There is another transform technique that you may come across if you delve deeper into the mathematics of steganography called the wavelet transform, which is very similar in concept to the Fourier transform.

Spread-Spectrum Encoding

Spread-spectrum encoding is the method of hiding a small or narrow-band signal, a message, in a larger cover signal. The foundation of this process begins with a spread-spectrum encoder. The encoder works by modulating a narrowband signal over a carrier. The carrier signal is continually shifted using a noise generator and a secret key that makes the noise seem random. The message is embedded in the existing noise of the carrier signal, spreading the narrow signal over a wide area. This decreases the density of the hidden signal and makes it much more difficult to detect within the overall carrier signal.

Spread-spectrum encoding allows for very high data rates because messages can be compressed before being encoded in the carrier signal. Redundant data can also be added to the signal for error correction. Spread-spectrum is usually very robust because the addition of noise does not usually destroy the message.
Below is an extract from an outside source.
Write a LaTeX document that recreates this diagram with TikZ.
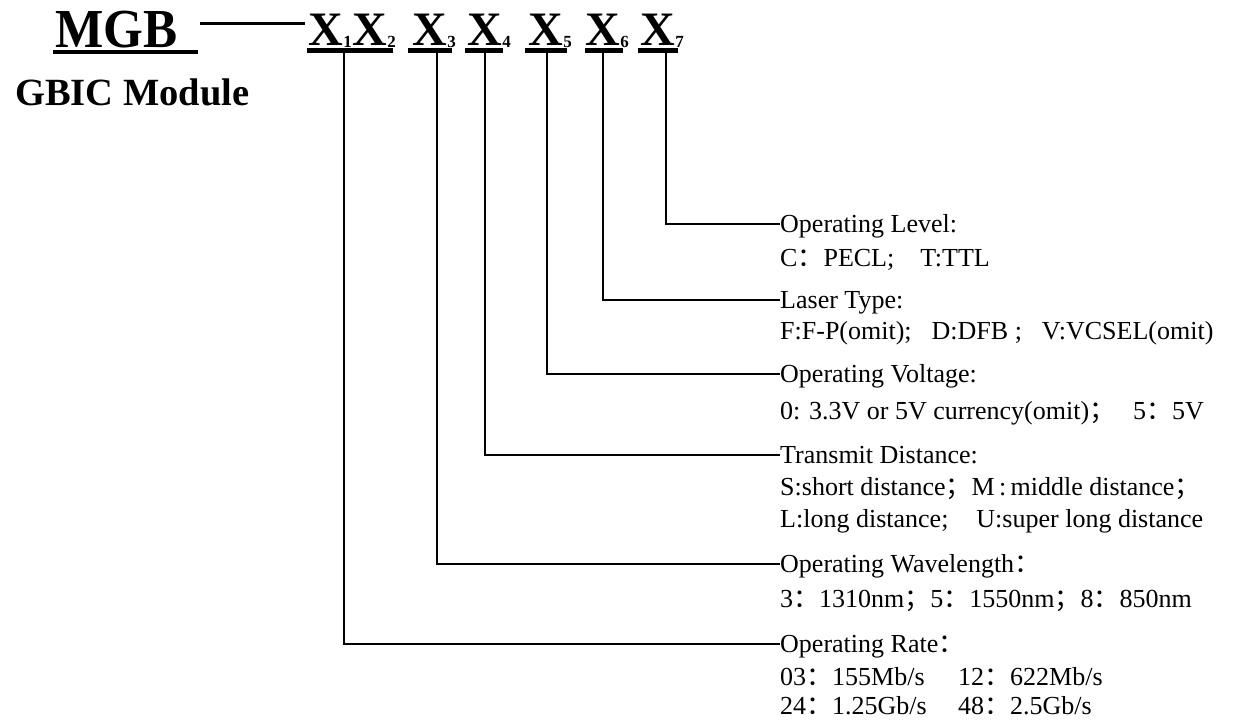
\documentclass[tikz,border=0pt]{standalone}
\usepackage{fontspec}
\setmainfont{Liberation Serif}
\newfontfamily\cjk{Noto Sans CJK SC}
\newcommand{\fc}{{\cjk ：}}
\newcommand{\fs}{{\cjk ；}}
\begin{document}
\begin{tikzpicture}[x=1pt,y=-1pt,
  conn/.style={line width=2.8pt},
  ul/.style={line width=4.2pt},
  body/.style={font=\fontsize{26}{31}\selectfont, inner sep=0pt, anchor=base west},
  title/.style={font=\fontsize{26}{31}\selectfont, inner sep=0pt, anchor=west, text height=17pt, text depth=0pt},
  bigx/.style={font=\bfseries\fontsize{48}{48}\selectfont, inner sep=0pt, anchor=base west},
  subx/.style={font=\bfseries\fontsize{17}{17}\selectfont, inner sep=0pt, anchor=base west, yshift=-2pt}]
\useasboundingbox (0,0) rectangle (1234,720);

% header
\node[font=\bfseries\fontsize{55}{55}\selectfont, inner sep=0pt, anchor=base west] (mgb) at (55,47) {\scalebox{0.93}[1]{MGB}};
\draw[ul] (53,52) -- (198,52);
\draw[line width=3pt] (200,23) -- (305,23);
\node[font=\bfseries\fontsize{38.5}{38.5}\selectfont, inner sep=0pt, anchor=base west] (gbic) at (15,105) {GBIC Module};

\node[bigx] (x1) at (308,45) {X};
\node[subx] (s1) at (x1.base east) {1};
\node[bigx] (x2) at (352,45) {X};
\node[subx] (s2) at (x2.base east) {2};
\node[bigx] (x3) at (412,45) {X};
\node[subx] (s3) at (x3.base east) {3};
\node[bigx] (x4) at (467,45) {X};
\node[subx] (s4) at (x4.base east) {4};
\node[bigx] (x5) at (528,45) {X};
\node[subx] (s5) at (x5.base east) {5};
\node[bigx] (x6) at (585,45) {X};
\node[subx] (s6) at (x6.base east) {6};
\node[bigx] (x7) at (640,45) {X};
\node[subx] (s7) at (x7.base east) {7};

\draw[ul] (307,50.5) -- (393,50.5);
\draw[ul] (408,50.5) -- (452,50.5);
\draw[ul] (465,50.5) -- (503,50.5);
\draw[ul] (525,50.5) -- (567,50.5);
\draw[ul] (585,50.5) -- (623,50.5);
\draw[ul] (638,50.5) -- (678,50.5);

\coordinate (u1) at (344,52);
\coordinate (u3) at (437,52);
\coordinate (u4) at (485,52);
\coordinate (u5) at (547,52);
\coordinate (u6) at (603,52);
\coordinate (u7) at (666,52);

% labels
\node[title] (lvl) at (780,224) {Operating Level:};
\node[body] (lvl2) at (780,266) {C\fc PECL;\hspace{26pt}T:TTL};

\node[title] (las) at (780,300) {Laser Type:};
\node[body] (las2) at (780,339) {F:F-P(omit);\hspace{20pt}D:DFB ;\hspace{20pt}V:VCSEL(omit)};

\node[title] (vol) at (780,374) {Operating Voltage:};
\node[body] (vol2) at (780,419) {0: 3.3V or 5V currency(omit)\fs\hspace{18pt}5\fc 5V};

\node[title] (tra) at (780,455) {Transmit Distance:};
\node[body] (tra2) at (780,495) {S:short distance\fs M\,:\,middle distance\fs};
\node[body] (tra3) at (780,527) {L:long distance;\hspace{28pt}U:super long distance};

\node[title] (wav) at (780,564) {Operating Wavelength\fc};
\node[body] (wav2) at (780,607) {3\fc 1310nm\fs 5\fc 1550nm\fs 8\fc 850nm};

\node[title] (rat) at (780,644) {Operating Rate\fc};
\node[body] (rat2) at (780,685) {\makebox[178pt][l]{03\fc 155Mb/s}12\fc 622Mb/s};
\node[body] (rat3) at (780,714) {\makebox[178pt][l]{24\fc 1.25Gb/s}48\fc 2.5Gb/s};

% connectors
\draw[conn] (u7) |- (lvl.west);
\draw[conn] (u6) |- (las.west);
\draw[conn] (u5) |- (vol.west);
\draw[conn] (u4) |- (tra.west);
\draw[conn] (u3) |- (wav.west);
\draw[conn] (u1) |- (rat.west);
\end{tikzpicture}
\end{document}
However, it is possible to remove the message with noise reduction filters, which would be used by the intended recipient to extract the message.
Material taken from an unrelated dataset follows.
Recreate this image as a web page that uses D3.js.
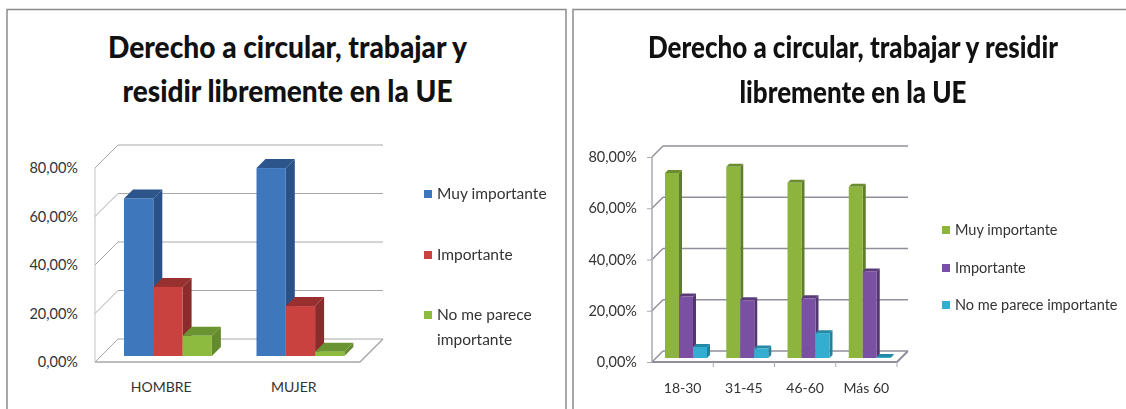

Spread-spectrum encoding is a very good method of steganography because of its difficulty to detect; if it is detected, it is usually more difficult to decipher because the attacker would also need the secret key used to encode the message.

Perceptual Masking

This form of steganography occurs when one signal or sound becomes imperceptible to the observer because of the presence of another signal. This method also exploits the weaknesses of the human visual and auditory systems. A common example that almost everyone has seen is in spy films where someone is trying to communicate with someone else in a room they know is bugged. Usually the secret agent will turn up the stereo, run the shower, or do some other innocent (but noisy) task that allows a whispered conversation to take place without being heard.